Coronavirus: How Europes’s Top Leagues Have Been Affected By Deadly Virus

As the coronavirus pandemic continues to wreak havoc across the globe, European football leagues have been severely impacted and continue to grapple with the fallout from an escalating crisis that threatens to derail their season.

Contrasting measures have been deployed by a number of Europe’s top football leagues in a bid to salvage the season and mitigate the spread of COVID-19.

While some have suspended football completely in compliance with various domestic governments’ directives banning large gatherings, others have chosen to bar fans from attending matches.

Italy – Europe’s worst-hit country with more than 9,000 people infected and 463 deaths – banned all sports events until 3 April as part of a government-ordered lockdown of the country’s 60m citizens.

Consequently, Serie A has been temporarily suspended and there are now doubts about whether the season will even be completed.
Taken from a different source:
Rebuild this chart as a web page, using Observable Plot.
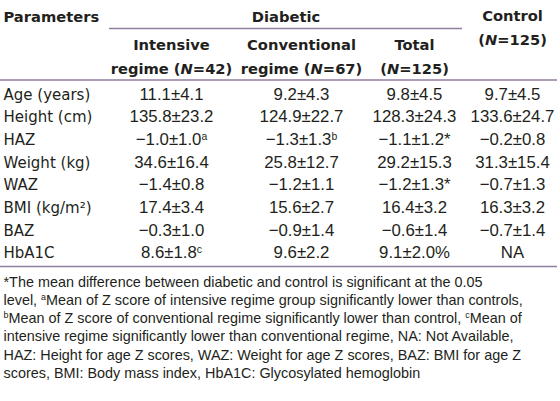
<!DOCTYPE html>
<html><head><meta charset="utf-8">
<script src="https://cdn.jsdelivr.net/npm/d3@7"></script>
<script src="https://cdn.jsdelivr.net/npm/@observablehq/plot@0.6"></script>
<style>body{margin:0;background:#fff}svg{display:block}</style>
</head><body><div id="chart"></div>
<script>
// ---- data ----
const parameters = ["Age (years)", "Height (cm)", "HAZ", "Weight (kg)", "WAZ", "BMI (kg/m²)", "BAZ", "HbA1C"];
const intensive = ["11.1±4.1", "135.8±23.2", "−1.0±1.0^a", "34.6±16.4", "−1.4±0.8", "17.4±3.4", "−0.3±1.0", "8.6±1.8^c"];
const conventional = ["9.2±4.3", "124.9±22.7", "−1.3±1.3^b", "25.8±12.7", "−1.2±1.1", "15.6±2.7", "−0.9±1.4", "9.6±2.2"];
const total = ["9.8±4.5", "128.3±24.3", "−1.1±1.2*", "29.2±15.3", "−1.2±1.3*", "16.4±3.2", "−0.6±1.4", "9.1±2.0%"];
const control = ["9.7±4.5", "133.6±24.7", "−0.2±0.8", "31.3±15.4", "−0.7±1.3", "16.3±3.2", "−0.7±1.4", "NA"];
const topHeaders = ["Parameters", "Diabetic", "Control", "(‹N›=125)"];
const subHeaders = [
  ["Intensive", "regime (‹N›=42)"],
  ["Conventional", "regime (‹N›=67)"],
  ["Total", "(‹N›=125)"]
];
const footnotes = [
  "*The mean difference between diabetic and control is significant at the 0.05",
  "level, ^aMean of Z score of intensive regime group significantly lower than controls,",
  "^bMean of Z score of conventional regime significantly lower than control, ^cMean of",
  "intensive regime significantly lower than conventional regime, NA: Not Available,",
  "HAZ: Height for age Z scores, WAZ: Weight for age Z scores, BAZ: BMI for age Z",
  "scores, BMI: Body mass index, HbA1C: Glycosylated hemoglobin"
];

// ---- layout ----
const W = 560, H = 401;
const colX = {param: 3, intensive: 171, conventional: 301, total: 414, control: 512};
const row0 = 99, rowStep = 22.7;
const foot0 = 286, footStep = 18.3;
const ink = "#231f20", ruleColor = "#8f7e9e";

const valueCols = [["intensive", intensive], ["conventional", conventional], ["total", total], ["control", control]];
const cells = [];
valueCols.forEach(([k, arr]) => arr.forEach((v, i) => cells.push({x: colX[k], y: row0 + i * rowStep, text: v})));
const paramCells = parameters.map((p, i) => ({x: colX.param, y: row0 + i * rowStep, text: p}));
const headLeft = [{x: colX.param, y: 21, text: topHeaders[0]}];
const headCells = [
  {x: (109 + 462) / 2, y: 21, text: topHeaders[1]},
  {x: colX.control, y: 20, text: topHeaders[2]},
  {x: colX.control, y: 44, text: topHeaders[3]}
];
["intensive", "conventional", "total"].forEach((k, j) => {
  subHeaders[j].forEach((t, l) => headCells.push({x: colX[k], y: 49 + l * 24, text: t}));
});
const footCells = footnotes.map((f, i) => ({x: 3, y: foot0 + i * footStep, text: f}));
const rules = [
  {x1: 109, x2: 462, y: 28},
  {x1: 0, x2: 557, y: 79.5},
  {x1: 0, x2: 557, y: 266}
];

const headStyle = {fontFamily: "DejaVu Sans", fontWeight: "bold", fontSize: 14.7, fill: ink, lineAnchor: "bottom"};
const chart = Plot.plot({
  width: W, height: H, margin: 0,
  x: {type: "identity", axis: null},
  y: {type: "identity", axis: null},
  marks: [
    Plot.ruleY(rules, {y: "y", x1: "x1", x2: "x2", stroke: ruleColor, strokeWidth: 1.3}),
    Plot.text(headLeft, {x: "x", y: "y", text: "text", textAnchor: "start", ...headStyle}),
    Plot.text(headCells, {x: "x", y: "y", text: "text", textAnchor: "middle", ...headStyle}),
    Plot.text(paramCells, {x: "x", y: "y", text: "text", textAnchor: "start", lineAnchor: "bottom",
      fontFamily: "DejaVu Sans", fontSize: 15, fill: ink}),
    Plot.text(cells, {x: "x", y: "y", text: "text", textAnchor: "middle", lineAnchor: "bottom",
      fontFamily: "Liberation Sans", fontSize: 16.8, fill: ink}),
    Plot.text(footCells, {x: "x", y: "y", text: "text", textAnchor: "start", lineAnchor: "bottom",
      fontFamily: "Liberation Sans", fontSize: 14.4, fill: ink})
  ]
});

// rich text: ‹italic› and ^superscript
chart.querySelectorAll("text").forEach(t => {
  const s = t.textContent;
  if (!/[‹^]/.test(s)) return;
  t.textContent = "";
  const parts = s.split(/(‹[^›]*›|\^.)/).filter(p => p !== "");
  let raised = false;
  parts.forEach(p => {
    const ts = document.createElementNS("http://www.w3.org/2000/svg", "tspan");
    if (p.startsWith("‹")) {
      ts.textContent = p.slice(1, -1);
      ts.setAttribute("font-style", "italic");
      if (raised) { ts.setAttribute("dy", "5"); raised = false; }
    } else if (p.startsWith("^")) {
      ts.textContent = p.slice(1);
      ts.setAttribute("font-size", "62%");
      ts.setAttribute("dy", "-5");
      raised = true;
    } else {
      ts.textContent = p;
      if (raised) { ts.setAttribute("dy", "5"); raised = false; }
    }
    t.appendChild(ts);
  });
});

document.getElementById("chart").appendChild(chart);
</script>
</body></html>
Spain’s La Liga announced that the next two rounds of fixtures would be played behind closed doors after the country recorded a dramatic rise in coronavirus cases.
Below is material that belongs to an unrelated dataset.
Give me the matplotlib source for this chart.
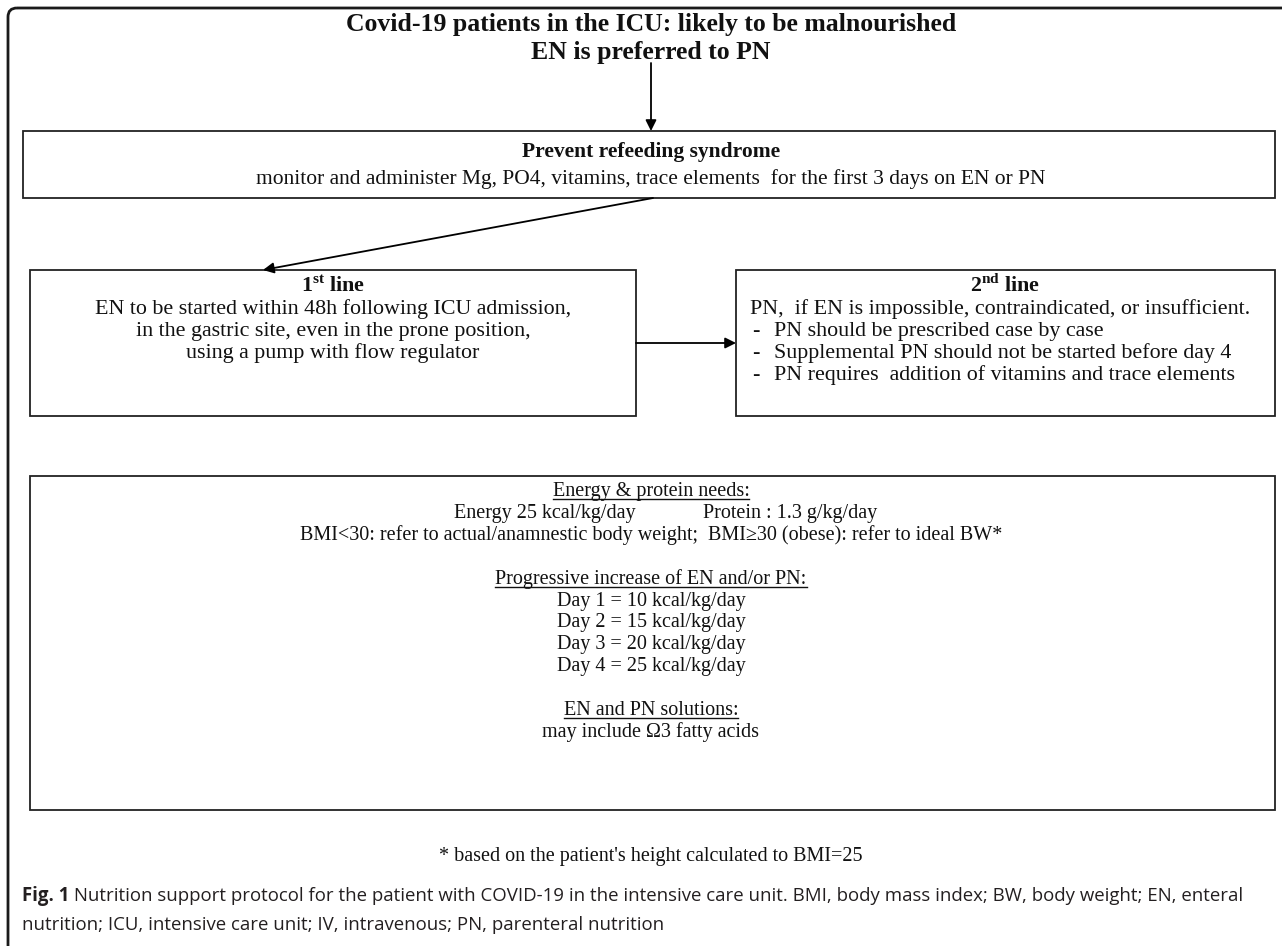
import matplotlib
matplotlib.use("Agg")
import matplotlib.pyplot as plt
from matplotlib.patches import Rectangle, FancyBboxPatch

plt.rcParams['font.family'] = ['Liberation Serif', 'DejaVu Serif']
plt.rcParams['mathtext.fontset'] = 'custom'
plt.rcParams['mathtext.rm'] = 'Liberation Serif'
plt.rcParams['mathtext.bf'] = 'Liberation Serif:bold'

# texts of the flowchart
title_lines = ["Covid-19 patients in the ICU: likely to be malnourished",
               "EN is preferred to PN"]
refeed_title = "Prevent refeeding syndrome"
refeed_text = ("monitor and administer Mg, PO4, vitamins, trace elements  "
               "for the first 3 days on EN or PN")
first_title = r"1$^{\mathbf{st}}$ line"
first_lines = ["EN to be started within 48h following ICU admission,",
               "in the gastric site, even in the prone position,",
               "using a pump with flow regulator"]
second_title = r"2$^{\mathbf{nd}}$ line"
second_head = "PN,  if EN is impossible, contraindicated, or insufficient."
second_items = ["PN should be prescribed case by case",
                "Supplemental PN should not be started before day 4",
                "PN requires  addition of vitamins and trace elements"]
needs_head = "Energy & protein needs:"
energy_need = "Energy 25 kcal/kg/day"
protein_need = "Protein : 1.3 g/kg/day"
bmi_rule = "BMI<30: refer to actual/anamnestic body weight;  BMI\u226530 (obese): refer to ideal BW*"
ramp_head = "Progressive increase of EN and/or PN:"
ramp_days = [1, 2, 3, 4]
ramp_kcal = [10, 15, 20, 25]
sol_head = "EN and PN solutions:"
sol_text = "may include \u03a93 fatty acids"
footnote = "* based on the patient's height calculated to BMI=25"
caption_bold = "Fig. 1"
caption_1 = (" Nutrition support protocol for the patient with COVID-19 in the intensive care unit. "
             "BMI, body mass index; BW, body weight; EN, enteral")
caption_2 = "nutrition; ICU, intensive care unit; IV, intravenous; PN, parenteral nutrition"

W, H = 1282, 946
fig = plt.figure(figsize=(W / 100, H / 100), dpi=100)
ax = fig.add_axes([0, 0, 1, 1])
ax.set_xlim(0, W)
ax.set_ylim(H, 0)
ax.axis('off')

body = 14.5
upper = 15.5
side = 15.8
ink = '#111111'


def box(x0, y0, x1, y1):
    ax.add_patch(Rectangle((x0, y0), x1 - x0, y1 - y0, fill=False,
                           ec='#222222', lw=1.3))


def arrow(x0, y0, x1, y1):
    ax.annotate('', xy=(x1, y1), xytext=(x0, y0),
                arrowprops=dict(arrowstyle='-|>', color='black', lw=1.3,
                                mutation_scale=16, shrinkA=0, shrinkB=0))


def line(x, y, s, ha='center', bold=False, size=body, under=False):
    t = ax.text(x, y, s, ha=ha, va='center', fontsize=size, color=ink,
                fontweight='bold' if bold else 'normal')
    if under:
        r = fig.canvas.get_renderer()
        bb = t.get_window_extent(r).transformed(ax.transData.inverted())
        yb = max(bb.y0, bb.y1) - 2
        ax.plot([bb.x0, bb.x1], [yb, yb], color=ink, lw=1.0)
    return t


# outer frame
ax.add_patch(FancyBboxPatch((8, 8), 1320, 980, boxstyle="round,pad=0,rounding_size=9",
                            fill=False, ec='#1a1a1a', lw=2.0, clip_on=True))

# title
line(651, 24, title_lines[0], bold=True, size=18.5)
line(651, 52, title_lines[1], bold=True, size=18.5)
arrow(651, 63, 651, 131)

# refeeding box
box(23, 131, 1275, 198)
line(651, 152, refeed_title, bold=True, size=upper)
line(651, 179, refeed_text, size=upper)
arrow(653, 198, 263, 270)

# 1st line
box(30, 270, 636, 416)
line(333, 286, first_title, bold=True, size=side)
for i, s in enumerate(first_lines):
    line(333, 309 + 22 * i, s, size=side)
arrow(636, 343, 736, 343)

# 2nd line
box(736, 270, 1275, 416)
line(1005, 286, second_title, bold=True, size=side)
line(750, 309, second_head, ha='left', size=side)
for i, s in enumerate(second_items):
    line(752, 331 + 22 * i, "-", ha='left', size=side)
    line(774, 331 + 22 * i, s, ha='left', size=side)

# needs box
box(30, 476, 1275, 810)
line(651, 491, needs_head, under=True)
line(545, 513, energy_need)
line(790, 513, protein_need)
line(651, 535, bmi_rule)
line(651, 579, ramp_head, under=True)
for i, (d, k) in enumerate(zip(ramp_days, ramp_kcal)):
    line(651, 601 + 21.7 * i, f"Day {d} = {k} kcal/kg/day")
line(651, 710, sol_head, under=True)
line(651, 732, sol_text)

line(651, 856, footnote)

# caption
r = fig.canvas.get_renderer()
cap_font = ['Open Sans', 'DejaVu Sans']
cap_size = 13.4
cb = ax.text(22, 896, caption_bold, ha='left', va='center', fontsize=cap_size,
             fontweight='bold', family=cap_font, color='#231f20')
bb = cb.get_window_extent(r).transformed(ax.transData.inverted())
ax.text(bb.x1, 896, caption_1, ha='left', va='center', fontsize=cap_size,
        family=cap_font, color='#231f20')
ax.text(22, 925, caption_2, ha='left', va='center', fontsize=cap_size,
        family=cap_font, color='#231f20')

fig.savefig("out.png", dpi=100)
The French League followed suit, announcing that all Ligue 1 and Ligue 2 matches will be played without fans until April 15.

Germany’s Bundesliga is also being impacted and the fixture between Borussia Moenchengladbach and Cologne on Wednesday (today) is set to be the first in a empty stadium.

Saturday’s eagerly-anticipated derby between Borussia Dortmund and Schalke 04, will also to go ahead without a crowd.

In Portugal, this weekend’s games will go ahead but behind closed doors. The Swiss League is on hold until 23 March.

England has also had its first disruption due to coronavirus after the Premier League postponed tonight’s fixture between Manchester City and Arsenal after it emerged that an unspecified number of Arsenal players and officials come in contact with Olympiakos owner Evangelos Marinakis who has tested positive for coronavirus.

Marinakis who also owns English Championship side, Nottingham Forest, was at the Emirates when the Greek club knocked out the Gunners on 27 February.

The Premier League, however, says other fixtures will hold as normal, for now, with the government saying on Monday there was “no rationale” to suspend the league or bar fans from stadiums.

Several high-profile European interclub games will also be played in empty stadiums, with Valencia’s 4-3 loss to Atalanta in Tuesday’s Champions League last 16, second leg played in an empty Mestalla.

Other games in the competition including Paris St Germain versus Borussia Dortmund and Barcelona’s Champions League last 16, second leg against Napoli, scheduled for the Nou Camp on March 18— will also be played behind closed doors.

In the Europa League Austrian club LASK said no fans will be allowed to watch their match with Manchester United on Thursday.

Olympiakos’s home clash with Wolverhampton Wanderers will go ahead behind closed doors despite the Greek club’s owner Evangelos Marinakis contracting coronavirus.